Shamans are Mages
"Mage" is a broad term in the Magic multiverse. It doesn't just mean the studious spellcaster with his nose planted firmly in the brittle pages of an ancient grimoire (in other words, a wizard). It also means the shaman, the mage who wields magic from the gut, who lets her emotions and personal experiences of nature guide her enlightenment. The shaman derives magical power and inspiration directly from the world around her, without allowing too much abstract, ivory-tower thinking to get in the way. A shaman derives power from her passion and her instincts. Many shamans believe fervently in the importance of the fundamental forces of nature, including their own instincts.
But at root, shamans are mages. They summon up power from sources of mana, guide and sculpt it using their own magical abilities, and cast that power as spells.
Mishandling of Spellbombs
Shamans Are Usually Red and Green
Shamans are tightly tied to the green and red part of the color wheel. The values of self-expression, motivation by instinct and passion rather than forethought, and individual freedom hit both those colors and the flavor of shamans right on the head.
There are some interesting exceptions in Magic's history, both long ago and recently. Homarid Shaman and Balduvian Shaman are blue, and Shaman en-Kor is white, but they were printed before Mirrodin, so the Shaman type was applied to them retroactively. These days it'd be unusual for a blue creature to be concepted as a Shaman, unless it was associated with a race or culture that was strongly flavored as having a more shamanic outlook.
Selesnya Evangel and Doran, the Siege Tower, for example, are white. They're green, too, but more importantly, they're part of shaman-flavored groups. Doran is a treefolk, and treefolk are about as nature-oriented and anti-book-learning as you can get (let's put it this way—can you envision a tree leafing through a tome made from the pressed pulp of his fallen friends?—no, treefolk are all about the oral tradition). And Selesnya Evangel is part of the Selesnya Conclave, which is more about nature and community than spell research and theory-building.

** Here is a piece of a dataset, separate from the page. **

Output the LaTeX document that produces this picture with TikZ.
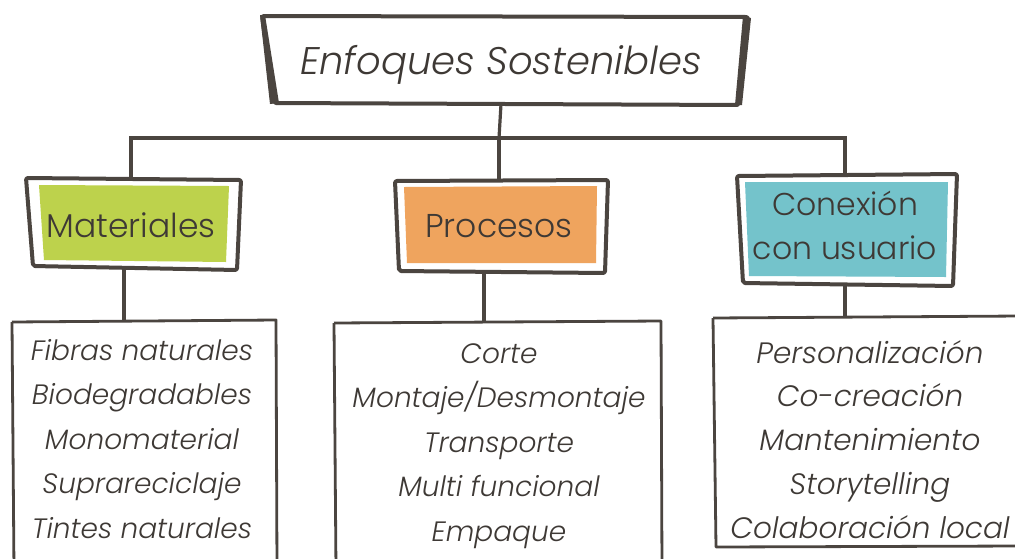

When gold cards are involved, the Wizard / Shaman divide can come down to judgment calls. The Ravnica guildmages are an excellent test case. (Remember, "mage" is a general term that covers both shamans and wizards.) Below is a little quiz. Let's go around the clock of the color wheel and see if you can guess, just from art and flavor, what creature type each of the guildmages had. No fair firing up Gatherer!
Wizard or Shaman? A Guildmage Type Quiz
Can you identify the class type of each of these Ravnica guildmages?
A shaman's relationship to nature is deeply important to his life and magic. Some shamans are literally nature shamans, living in the wilderness and absorbing the simple truths inherent in the natural world through daily contact. This leads to a passionate defense of all things natural (overlapping with the role of the druid) and a general distrust of the effect of technology and civilization on culture. It also leads to the ability to conjure up really nasty beasties when necessary.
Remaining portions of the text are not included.